SeqGenAncestralNewick.py

-Creates Newick files with random ancestral sequence for all simulated replicates

createCommandLineToRunSeqGen.py

-Creates a bash file with all commands to run seq on each replicate

AddAncestralToPhylip.py

-Adds the ancestral sequence to the simulated output alignments of Seq gen.

RelatePipeline.sh

-Subpipeline used to run the Co-estimation program Relate

CreateRelateCmdLine.py

-Create bash script with commands to run Relate for all simulated replicates

Relate_Run.py

-Runs Relate on all simulated replicates

RelateRF.py

-Collect Relate outputfiles and creats a bash script with commands to calculate RF distance between simulated and estimated trees

RelateConverter_RF2.py

-calculate RF distance between simulated and estimated trees. Outputs results to a file

TsinferPipeLine.sh

-Subpipeline used to run the Co-estimation program Tsinfer

CreateTsinferCmdLine.py

-Create bash script with commands to run Tsinfer for all simulated replicates

TsinferConverter.py

-Runs Tsinfer on all simulated replicates

TsinferRF.py

-Collect Tsinfer outputfiles and creats a bash script with commands to calculate RF distance between simulated and estimated trees

TsinferConverter_RF2.py

-calculate RF distance between simulated and estimated trees. Outputs results to a file

RentPlusPipeLine.sh

-Subpipeline used to run the Co-estimation program Rent+

CreateRentPlusCmdLine.py

-Create bash script with commands to run Rent+ for all simulated replicates

RentPlusConverterKZ.py

-Runs Rent+ on all simulated replicates

RentPlusSolutionPipeLine.sh

-Subpipeline used to calculate RF distance for Rent+

KendallColijnPrep.py

-Create subfiles setting up calculation of simulated and estimated trees for Rent+

RentPlus_RF.r

-calculate RF distance between simulated and estimated trees. Outputs results to a file

CreateResultsRentPlus.py

-collect result of RF distances and output into a structured file for each replicate.

ResultsToCSV.py

-Collects output of RF distances for all replicates and converts the data into a single CSV file

 

2.)

Maximum Likelihood Tree Estimation can be run with:

./FastTreeScript.sh

 

The script contains variables which need to be set: paths to programs (FastTree), directories (code, data), and simulation parameters.

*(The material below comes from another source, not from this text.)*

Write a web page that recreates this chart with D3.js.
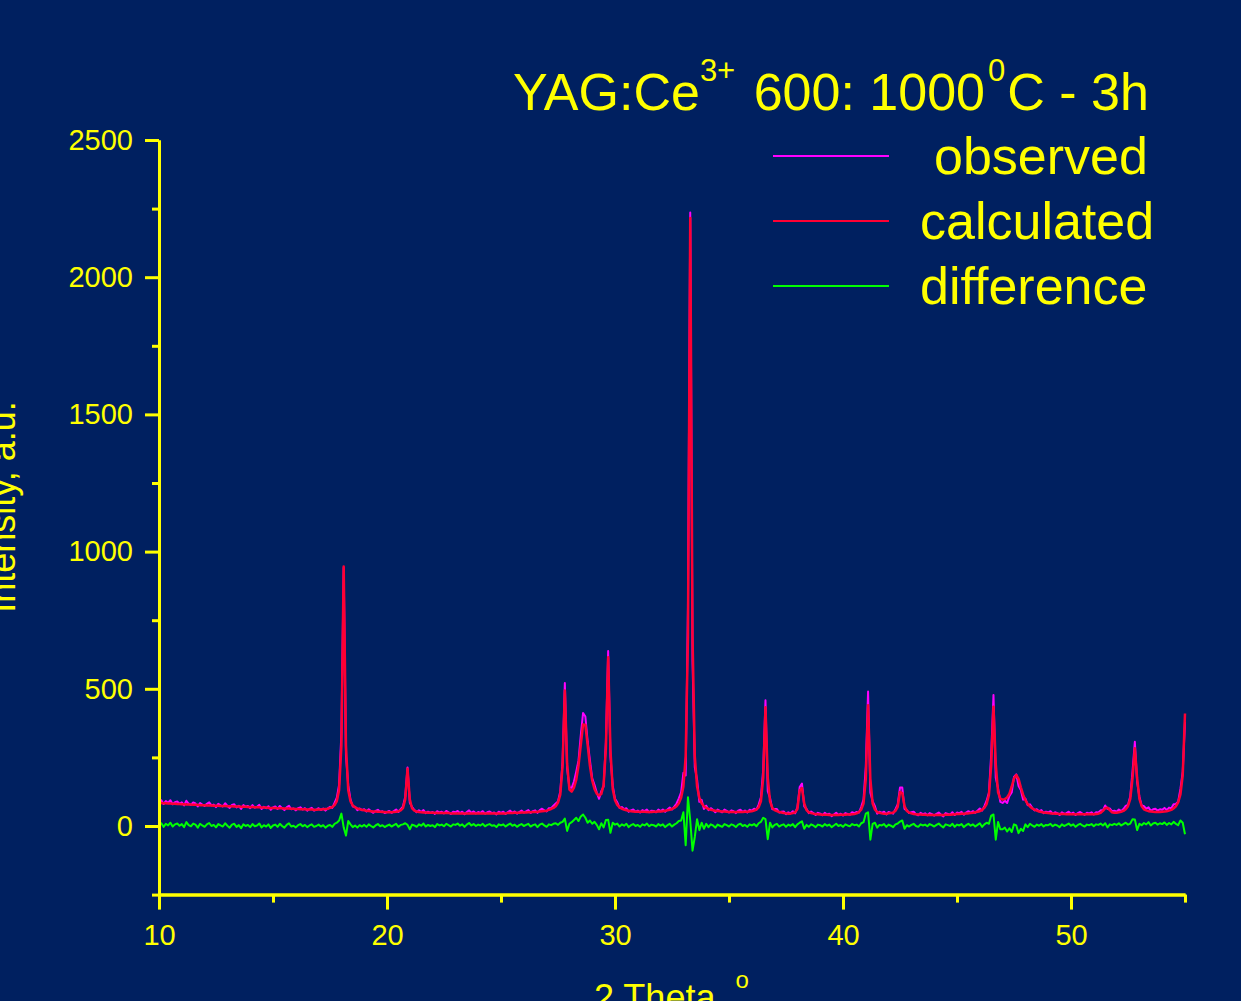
<!DOCTYPE html>
<html>
<head>
<meta charset="utf-8">
<script src="https://cdn.jsdelivr.net/npm/d3@7"></script>
<style>
  body{margin:0;background:#002060;}
  text{font-family:"Liberation Sans",Arial,sans-serif;fill:#ffff00;}
</style>
</head>
<body>
<div id="viz-container"></div>
<script>
// scan: first 2 theta and step (deg)
let thetaStart = 10;
let thetaStep = 0.1;

// one line per degree: 10.0 ... 10.9, 11.0 ... , last value is 55.0
let observed = [
  88,94,80,91,84,94,79,87,89,81,
  86,75,92,81,77,86,82,71,84,78,
  73,81,86,75,78,69,81,75,71,83,
  73,66,77,79,68,74,62,76,70,73,
  65,76,67,70,77,62,70,65,72,59,
  68,71,62,73,65,58,68,74,61,64,
  57,65,68,60,65,56,62,66,56,59,
  65,58,64,56,64,70,66,84,103,151,
  338,941,257,148,96,71,70,58,64,57,
  61,53,61,54,48,55,59,51,54,47,
  51,55,48,54,60,51,61,71,107,213,
  85,69,58,50,57,51,58,47,52,48,
  51,44,54,49,52,46,55,50,44,52,
  50,55,47,52,43,51,57,48,53,46,
  51,48,54,45,50,53,47,49,42,52,
  48,52,44,51,56,48,53,45,51,56,
  49,53,58,48,54,57,48,58,63,57,
  53,65,65,74,82,89,126,233,521,209,
  141,139,162,198,238,331,412,399,308,239,
  174,150,122,99,127,144,305,638,252,147,
  99,86,66,69,61,65,52,57,60,52,
  56,49,58,54,60,50,56,55,50,60,
  54,60,52,60,67,60,71,82,101,123,
  194,184,796,2236,601,214,169,88,95,62,
  74,58,65,59,50,60,55,50,60,55,
  49,57,54,47,56,59,51,56,49,59,
  56,63,59,78,105,205,458,127,102,61,
  62,62,49,52,53,43,50,46,54,46,
  68,142,155,72,62,47,53,47,40,48,
  45,39,48,42,45,36,42,48,40,45,
  38,47,44,41,50,47,51,49,70,96,
  216,490,121,90,72,45,52,48,52,42,
  51,48,45,61,79,140,140,62,58,47,
  50,52,43,39,48,43,46,39,47,43,
  38,44,49,41,35,47,44,41,50,40,
  49,46,52,41,49,54,48,54,48,56,
  64,56,72,92,121,260,477,176,138,88,
  84,92,84,110,122,179,188,146,131,96,
  100,76,79,66,57,61,54,58,47,52,
  50,54,45,50,47,40,50,44,47,52,
  44,49,40,47,51,45,41,48,46,50,
  42,50,49,57,57,75,62,64,53,56,
  52,60,54,62,73,77,108,200,307,160,
  107,75,72,63,68,55,61,63,56,61,
  59,66,58,67,65,79,80,89,135,197,
  380
];

let calculated = [
  84,84,83,83,82,82,81,81,80,80,
  79,79,78,78,78,77,77,77,76,76,
  76,75,75,75,74,74,74,73,73,73,
  72,72,72,71,71,71,70,70,70,69,
  69,69,68,68,68,67,67,67,66,66,
  66,66,65,65,65,64,64,64,63,63,
  62,62,61,61,61,60,60,60,59,59,
  60,60,61,62,63,66,69,76,91,131,
  293,946,292,130,90,75,68,64,61,59,
  57,56,55,54,53,53,52,52,51,51,
  50,50,50,51,52,54,57,65,97,209,
  97,64,56,53,51,50,49,49,48,48,
  48,48,47,47,47,47,47,47,46,46,
  46,46,46,46,46,46,46,46,46,46,
  46,46,46,46,46,46,46,46,46,46,
  46,46,46,47,47,47,48,48,48,49,
  49,49,50,50,51,51,52,53,54,55,
  56,59,62,66,72,85,114,218,494,227,
  133,125,140,168,220,296,370,369,296,219,
  166,135,118,111,117,149,283,615,277,135,
  94,77,68,63,60,57,56,54,53,52,
  52,52,52,52,51,51,51,52,52,53,
  53,54,56,57,59,62,66,72,83,103,
  144,254,691,2216,691,254,144,103,83,72,
  66,62,59,57,56,55,54,53,53,52,
  51,51,51,51,51,51,51,52,52,53,
  54,56,60,68,90,175,433,175,90,66,
  58,54,51,49,47,46,45,45,47,50,
  62,130,138,82,58,50,47,45,44,43,
  42,41,41,41,40,40,40,40,40,41,
  41,41,42,42,43,44,46,51,60,82,
  171,440,171,82,60,51,48,46,45,45,
  46,47,49,55,70,124,120,72,55,49,
  46,44,43,42,42,41,41,40,40,40,
  40,40,40,40,40,41,41,41,42,43,
  44,44,45,45,46,46,47,48,50,52,
  54,59,66,80,113,222,435,226,123,100,
  96,98,104,118,144,173,186,172,141,114,
  94,80,71,64,60,56,53,51,49,48,
  47,46,46,45,45,44,44,44,43,43,
  43,43,43,43,43,43,43,43,43,43,
  43,44,45,48,55,65,67,58,50,48,
  48,50,52,55,61,72,99,175,283,175,
  99,72,61,57,54,53,52,51,51,51,
  52,53,54,56,59,64,72,86,115,185,
  410
];

let difference = [
  4,10,-3,8,2,12,-2,6,9,1,
  7,-4,14,3,-1,9,5,-6,8,2,
  -3,6,11,0,4,-5,7,2,-2,10,
  1,-6,5,8,-3,3,-8,6,0,4,
  -4,7,-1,2,9,-5,3,-2,6,-7,
  2,5,-3,8,0,-6,4,10,-2,1,
  -5,3,7,-1,4,-4,2,6,-3,0,
  5,-2,3,-6,1,4,-3,8,12,20,
  45,-5,-35,18,6,-4,2,-6,3,-2,
  4,-3,6,0,-5,2,7,-1,3,-4,
  1,5,-2,3,8,-3,4,6,10,4,
  -12,5,2,-3,6,1,9,-2,4,0,
  3,-4,7,2,5,-1,8,3,-2,6,
  4,9,1,6,-3,5,11,2,7,0,
  5,2,8,-1,4,7,1,3,-4,6,
  2,6,-2,4,9,1,5,-3,3,7,
  0,4,8,-2,3,6,-4,5,9,2,
  -3,6,3,8,10,4,12,15,27,-18,
  8,14,22,30,18,35,42,30,12,20,
  8,15,4,-12,10,-5,22,23,-25,12,
  5,9,-2,6,1,8,-4,3,7,0,
  4,-3,6,2,9,-1,5,3,-2,7,
  1,6,-4,3,8,-2,5,10,18,20,
  50,-70,105,20,-90,-40,25,-15,12,-10,
  8,-4,6,2,-6,5,1,-3,7,3,
  -2,6,3,-4,5,8,0,4,-3,6,
  2,7,-1,10,15,30,25,-48,12,-5,
  4,8,-2,3,6,-3,5,1,7,-4,
  6,12,17,-10,4,-3,6,2,-4,5,
  3,-2,7,1,5,-4,2,8,0,4,
  -3,6,2,-1,7,3,5,-2,10,14,
  45,50,-50,8,12,-6,4,2,7,-3,
  5,1,-4,6,9,16,20,-10,3,-2,
  4,8,0,-3,6,2,5,-1,7,3,
  -2,4,9,1,-5,6,3,0,8,-3,
  5,2,7,-4,3,8,1,6,-2,4,
  10,-3,6,12,8,38,42,-50,15,-12,
  -12,-6,-20,-8,-22,6,2,-26,-10,-18,
  6,-4,8,2,-3,5,1,7,-2,4,
  3,8,-1,5,2,-4,6,0,4,9,
  1,6,-3,4,8,2,-2,5,3,7,
  -1,6,4,9,2,10,-5,6,3,8,
  4,10,2,7,12,5,9,25,24,-15,
  8,3,11,6,14,2,9,12,5,10,
  7,13,4,11,6,15,8,3,20,12,
  -30
];

let xMajorTicks = [10,20,30,40,50];
let xMinorTicks = [15,25,35,45,55];
let yMajorTicks = [0,500,1000,1500,2000,2500];
let yMinorTicks = [-250,250,750,1250,1750,2250];
let seriesNames = ["observed","calculated","difference"];

//create canvas
let viz = d3.select("#viz-container")
    .append("svg")
    .attr("width",1241)
    .attr("height",1001)
;
viz.append("rect")
  .attr("width",1241)
  .attr("height",1001)
  .attr("fill","#002060")
;

let x = d3.scaleLinear().domain([10,55]).range([159,1185]);
let y = d3.scaleLinear().domain([-250,2500]).range([894.6,140]);

function color(name){
  if(name=="observed"){
    return "#ff00ff";
  }else if(name=="calculated"){
    return "#ff0033";
  }else if(name=="difference"){
    return "#00ff00";
  }
}

function lineWidth(name){
  if(name=="calculated"){
    return 2.5;
  }
  return 2;
}

let series = [
  {name:"observed", values:observed},
  {name:"calculated", values:calculated},
  {name:"difference", values:difference}
];

let line = d3.line()
  .x(function(d,i){ return x(thetaStart + i*thetaStep); })
  .y(function(d){ return y(d); })
;

viz.selectAll(".trace").data(series).enter()
  .append("path")
    .attr("class","trace")
    .attr("d",function(d){ return line(d.values); })
    .attr("fill","none")
    .attr("stroke",function(d){ return color(d.name); })
    .attr("stroke-width",function(d){ return lineWidth(d.name); })
    .attr("stroke-linejoin","round")
;

// axes, major and minor ticks
function styleAxis(g){
  g.attr("font-family",null).attr("font-size",null);
  g.selectAll("path,line").attr("stroke","#ffff00").attr("stroke-width",3);
  g.selectAll("text").attr("fill","#ffff00").style("font-size","29px");
}

viz.append("g")
  .attr("transform","translate(159,0)")
  .call(d3.axisLeft(y).tickValues(yMinorTicks).tickSize(7).tickSizeOuter(0).tickFormat(""))
  .call(styleAxis)
;
viz.append("g")
  .attr("transform","translate(159,0)")
  .call(d3.axisLeft(y).tickValues(yMajorTicks).tickSize(14).tickSizeOuter(0).tickPadding(12).tickFormat(d3.format("d")))
  .call(styleAxis)
;
viz.append("g")
  .attr("transform","translate(0,"+y(-250)+")")
  .call(d3.axisBottom(x).tickValues(xMinorTicks).tickSize(8).tickSizeOuter(0).tickFormat(""))
  .call(styleAxis)
;
viz.append("g")
  .attr("transform","translate(0,"+y(-250)+")")
  .call(d3.axisBottom(x).tickValues(xMajorTicks).tickSize(15).tickSizeOuter(0).tickPadding(15))
  .call(styleAxis)
;

// axis titles (cut by the page edge, as in the original slide)
viz.append("text")
  .attr("transform","translate(15,507) rotate(-90)")
  .attr("text-anchor","middle")
  .style("font-size","36px")
  .text("Intensity, a.u.")
;
let xTitle = viz.append("text")
  .attr("x",594)
  .attr("y",1010)
  .style("font-size","36px")
;
xTitle.append("tspan").text("2 Theta, ");
xTitle.append("tspan").style("font-size","24px").attr("dy",-22).text("o");

// title
let title = viz.append("text")
  .attr("x",513)
  .attr("y",110)
  .style("font-size","52px")
;
title.append("tspan").text("YAG:Ce");
title.append("tspan").style("font-size","31px").attr("dy",-29).text("3+");
title.append("tspan").attr("dy",29).attr("dx",4).text(" 600: 1000");
title.append("tspan").style("font-size","31px").attr("dy",-29).attr("dx",3).text("0");
title.append("tspan").attr("dy",29).attr("dx",2).text("C - 3h");

// legend
let legend = viz.selectAll(".legend").data(seriesNames).enter()
  .append("g")
    .attr("class","legend")
    .attr("transform",function(d,i){ return "translate(0,"+(156+i*65)+")"; })
;
legend.append("line")
  .attr("x1",773)
  .attr("x2",889)
  .attr("stroke",function(d){ return color(d); })
  .attr("stroke-width",2)
;
legend.append("text")
  .attr("x",function(d){ return d=="observed" ? 934 : 920; })
  .attr("y",18)
  .style("font-size","52px")
  .text(function(d){ return d; })
;
</script>
</body>
</html>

A CSV file representing the heatmap results will be output in the Results/ directory.

 

The specific scripts and their purpose are listed below:

FastTreeWholeEstTrue.py

-splits simulated alignments in three ways: simulated c-gens, estimated c-gens, and the whole alignment (fixed length 100,000). Runs FastTree on the subsampled alignments and calculates the RF distance between estimated and simulated trees using Rescale_RF_File.r

Rescale_RF_File.r

-Takes in two newickfiles and calculates RF distance between them

FastTreeResultsWTE.py

-Collects the RF results file names and put the names in one file

ResultsToCSV_WTE.py

-Converts the RF results files into a CSV file for plotting

FastTreeScriptCmdLine.py

-Creates a bash script that runs all other Fixed Lengths on simulated data (312,625,1250,2500,5000,10000) using FastTreeScript.py

FastTreeScript.py

-Runs FastTree on a given interval Fixed Length intervals

IqtreeProcessFT_InputFile_RF.py

-Calculates RF distances for Fixed Length estimated trees

RF_File.r

-Takes in two newickfiles and calculates RF distance between them

ResultsToCSV2.py

-Converts the RF results files into a CSV file for plotting

 

3.)

A general Plotting script:

PlotHeatMap.py

 

Line 21 contains the lstFiles variable, which contains the CSV files to plot.